Flickers of life in West Australian mining towns even as iron ore’s profits dim – by Calla Wahlquist (The Guardian – April 21, 2015)

http://www.theguardian.com/international

Some towns have gone, but others have diversified from iron ore to cattle farming and new businesses

Three hours from the centre of Western Australia’s iron ore industry, a scrubby patch of ground stands as a reminder of what happens to mining towns when the money moves on.

The patchy outline of a football oval is all that’s left of the town of Shay Gap, which once had a population of 650. Lang Coppin, an East Pilbara shire councillor whose family runs Yarrie Station, where the town was built, can spot it when he flies over the area in his helicopter – but that’s only because he knows where to look.

“You will drive past there now and if you didn’t know where the town was you wouldn’t believe it,” Coppin said. “You wouldn’t know you went past a town that once had schools, football ovals, shops.”

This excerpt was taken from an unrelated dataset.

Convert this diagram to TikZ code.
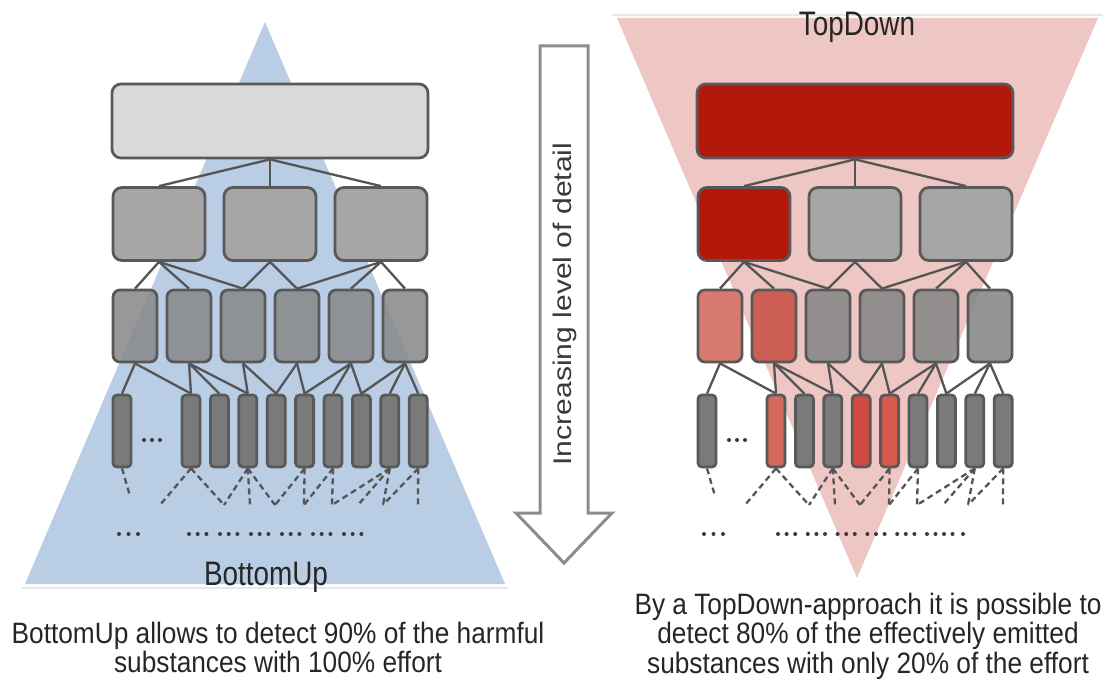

Founded by Mount Goldsworthy Mining Associates in the early 70s as a worker hub for nearby iron ore operations, Shay Gap closed two months after the mine ceased operation in February 1994.

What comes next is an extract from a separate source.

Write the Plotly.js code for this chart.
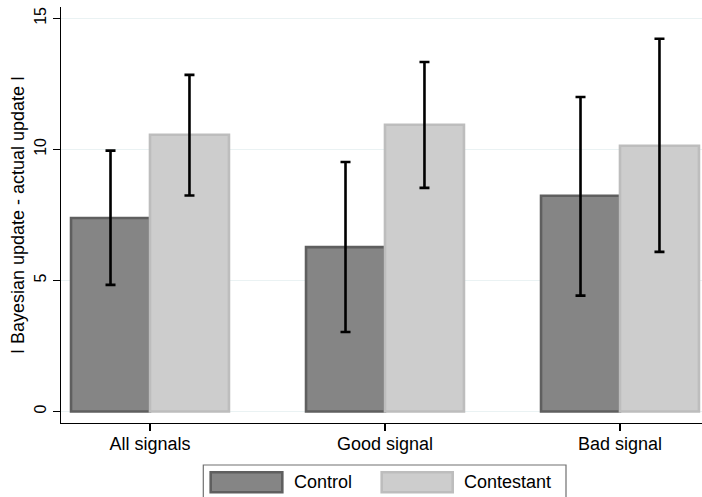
<!DOCTYPE html>
<html><head><meta charset="utf-8">
<script src="https://cdn.plot.ly/plotly-3.0.1.min.js"></script>
<style>html,body{margin:0;padding:0;background:#fff}</style>
</head><body><div id="chart" style="width:702px;height:497px"></div>
<script>
const categories = ["All signals", "Good signal", "Bad signal"];
const seriesNames = ["Control", "Contestant"];
const controlMean = [7.38, 6.27, 8.23];
const controlLow = [4.83, 3.03, 4.42];
const controlHigh = [9.95, 9.52, 12.0];
const contestantMean = [10.56, 10.94, 10.14];
const contestantLow = [8.24, 8.53, 6.09];
const contestantHigh = [12.84, 13.33, 14.22];
const yTicks = [0, 5, 10, 15];
const yTitle = "I Bayesian update - actual update I";

const fills = ["#858585", "#cdcdcd"];
const outlines = ["#5f5f5f", "#bdbdbd"];

function errArrays(mean, lo, hi) {
  return {
    type: "data", symmetric: false,
    array: hi.map((h, i) => h - mean[i]),
    arrayminus: lo.map((l, i) => mean[i] - l),
    color: "#000", thickness: 2.6, width: 5
  };
}

const means = [controlMean, contestantMean];
const lows = [controlLow, contestantLow];
const highs = [controlHigh, contestantHigh];

const traces = seriesNames.map((name, k) => ({
  type: "bar", name: name, x: categories, y: means[k],
  marker: {color: fills[k], line: {color: outlines[k], width: 2.6}},
  error_y: errArrays(means[k], lows[k], highs[k]),
  hoverinfo: "skip"
}));

const W = 702, H = 497, ML = 61, MR = 0, MT = 7, MB = 74;
const pw = W - ML - MR, ph = H - MT - MB;
const px = x => (x - ML) / pw;
const py = y => (H - MB - y) / ph;

const keyX = [[210.7, 282.3], [381.7, 452.7]];
const textX = [292, 462];
const shapes = [
  {type: "rect", xref: "paper", yref: "paper", x0: px(203.3), x1: px(566), y0: py(465), y1: py(505),
   line: {color: "#707070", width: 1.2}, fillcolor: "rgba(0,0,0,0)"}
];
const annotations = [];
seriesNames.forEach((name, k) => {
  shapes.push({type: "rect", xref: "paper", yref: "paper", x0: px(keyX[k][0]), x1: px(keyX[k][1]),
    y0: py(472.3), y1: py(492.3), line: {color: outlines[k], width: 2.6}, fillcolor: fills[k]});
  annotations.push({xref: "paper", yref: "paper", x: px(textX[k]), y: py(482), text: name,
    showarrow: false, xanchor: "left", yanchor: "middle", font: {size: 18, color: "#000"}});
});

const layout = {
  width: W, height: H,
  margin: {l: ML, r: MR, t: MT, b: MB, pad: 0},
  paper_bgcolor: "#fff", plot_bgcolor: "#fff",
  font: {family: "Liberation Sans, Arial, sans-serif", color: "#000", size: 18},
  barmode: "group", bargap: 0.328, bargroupgap: 0,
  showlegend: false,
  xaxis: {type: "category", range: [-0.3787, 2.349], showline: true, linecolor: "#000", linewidth: 1.3,
    ticks: "outside", ticklen: 7, tickwidth: 1.3, tickcolor: "#000", showgrid: false, zeroline: false,
    tickfont: {size: 18}, ticklabelstandoff: -3, fixedrange: true},
  yaxis: {range: [-0.439, 15.431], tickvals: yTicks, ticktext: yTicks.map(String), showline: true,
    linecolor: "#000", linewidth: 1.3, ticks: "outside", ticklen: 7, tickwidth: 1.3, tickcolor: "#000",
    tickangle: -90, tickfont: {size: 16}, showgrid: true, gridcolor: "#eaf2f3", gridwidth: 1.3,
    zeroline: false, fixedrange: true,
    title: {text: yTitle, font: {size: 18}, standoff: 3}},
  shapes: shapes, annotations: annotations
};

Plotly.newPlot("chart", traces, layout, {staticPlot: true, displayModeBar: false});
</script></body></html>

Twenty years on, residents of the Pilbara’s small regional towns are again circling the wagons against a plummeting iron ore price which has seen junior miner Atlas Iron Ore put its operations on hold and prompted job losses at larger companies such as Fortescue Metal Group (FMG), BHP Billiton and Rio Tinto. All three large miners have been put on negative watch by the ratings agency Standard and Poor’s.

Newman and Tom Price, both a few hours’ inland from the Pilbara hubs of Port Hedland and Karratha, are no longer on mining company land, like Shay Gap was, but still have the feel of company towns.

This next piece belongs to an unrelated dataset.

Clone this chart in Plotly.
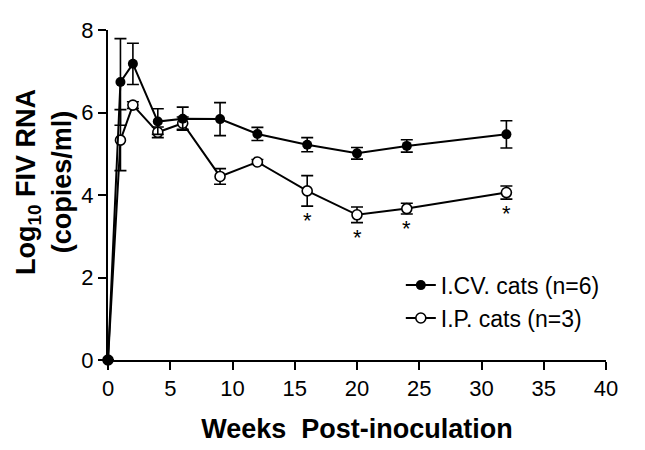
import plotly.graph_objects as go

# weeks post-inoculation
weeks = [0, 1, 2, 4, 6, 9, 12, 16, 20, 24, 32]

# I.CV. cats (n=6): log10 FIV RNA mean and SEM
icv_mean = [0, 6.74, 7.18, 5.78, 5.85, 5.84, 5.48, 5.22, 5.01, 5.19, 5.47]
icv_err = [0, 1.05, 0.50, 0.31, 0.28, 0.40, 0.16, 0.17, 0.14, 0.15, 0.33]

# I.P. cats (n=3)
ip_mean = [0, 5.33, 6.18, 5.52, 5.74, 4.45, 4.80, 4.10, 3.52, 3.67, 4.06]
ip_err = [0, 0.74, 0.08, 0.13, 0.15, 0.19, 0.06, 0.37, 0.19, 0.13, 0.16]

# weeks with significant difference
sig_weeks = [16, 20, 24, 32]

font = 'Liberation Sans, Arial, sans-serif'

ip = go.Scatter(x=weeks, y=ip_mean, name='I.P. cats (n=3)',
                mode='lines+markers', cliponaxis=False,
                line=dict(color='black', width=2),
                marker=dict(size=10, color='white', symbol='circle',
                            line=dict(color='black', width=1.6)),
                error_y=dict(type='data', array=ip_err, color='black',
                             thickness=1.6, width=6),
                legendrank=2)

icv = go.Scatter(x=weeks, y=icv_mean, name='I.CV. cats (n=6)',
                 mode='lines+markers', cliponaxis=False,
                 line=dict(color='black', width=2),
                 marker=dict(size=10, color='black', symbol='circle'),
                 error_y=dict(type='data', array=icv_err, color='black',
                              thickness=1.6, width=6),
                 legendrank=1)

annotations = []
for w in sig_weeks:
    i = weeks.index(w)
    annotations.append(dict(x=w, y=ip_mean[i] - ip_err[i],
                            xref='x', yref='y', text='*', showarrow=False,
                            yanchor='top', font=dict(size=22, color='black')))

# two-line y title, kept as an annotation so both lines can be placed
annotations.append(dict(x=-0.128, y=0.54, xref='paper', yref='paper',
                        text='<b>Log<sub>10</sub> FIV RNA<br>(copies/ml)</b>',
                        textangle=-90, showarrow=False, xanchor='center',
                        yanchor='middle', borderpad=0,
                        font=dict(size=27, color='black')))

# page body has an 8px margin, so the figure is 8px smaller than the window
layout = go.Layout(
    width=637, height=442,
    margin=dict(l=100, r=39, t=10, b=90),
    paper_bgcolor='white', plot_bgcolor='white',
    font=dict(family=font, color='black'),
    showlegend=True,
    legend=dict(x=0.588, y=0.292, xanchor='left', yanchor='top',
                bgcolor='rgba(0,0,0,0)', font=dict(size=23)),
    xaxis=dict(range=[0, 40], tickvals=[0, 5, 10, 15, 20, 25, 30, 35, 40],
               showgrid=False, zeroline=False, showline=True,
               linecolor='black', linewidth=2, ticks='outside', ticklen=8,
               tickwidth=2, tickcolor='black', tickfont=dict(size=22),
               ticklabeloverflow='allow',
               title=dict(text='<b>Weeks  Post-inoculation</b>',
                          font=dict(size=27), standoff=19)),
    yaxis=dict(range=[0, 8], tickvals=[0, 2, 4, 6, 8],
               showgrid=False, zeroline=False, showline=True,
               linecolor='black', linewidth=2, ticks='outside', ticklen=8,
               tickwidth=2, tickcolor='black', tickfont=dict(size=22),
               ticklabeloverflow='allow'),
    annotations=annotations,
)

fig = go.Figure(data=[ip, icv], layout=layout)
fig.write_html('out.html')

The Newman townsite was established by the now defunct Mount Newman Mining Company in 1968 to support the iron ore mine at Mount Whaleback, and was wholly owned by the mine until 1982 when it was opened up and handed over to local government.

Mount Whaleback was BHP’s first WA mine and, at 5km long, is the largest open-cut iron ore mine in the world.

Tom Price, 275km to the west, is a Rio Tinto town. Peter Foster, a local councillor for Ashburton shire, said at least one person in every household worked for the mining company. The rest work in service industries such as health and education, or for local businesses, but when the mining job goes, so does the family.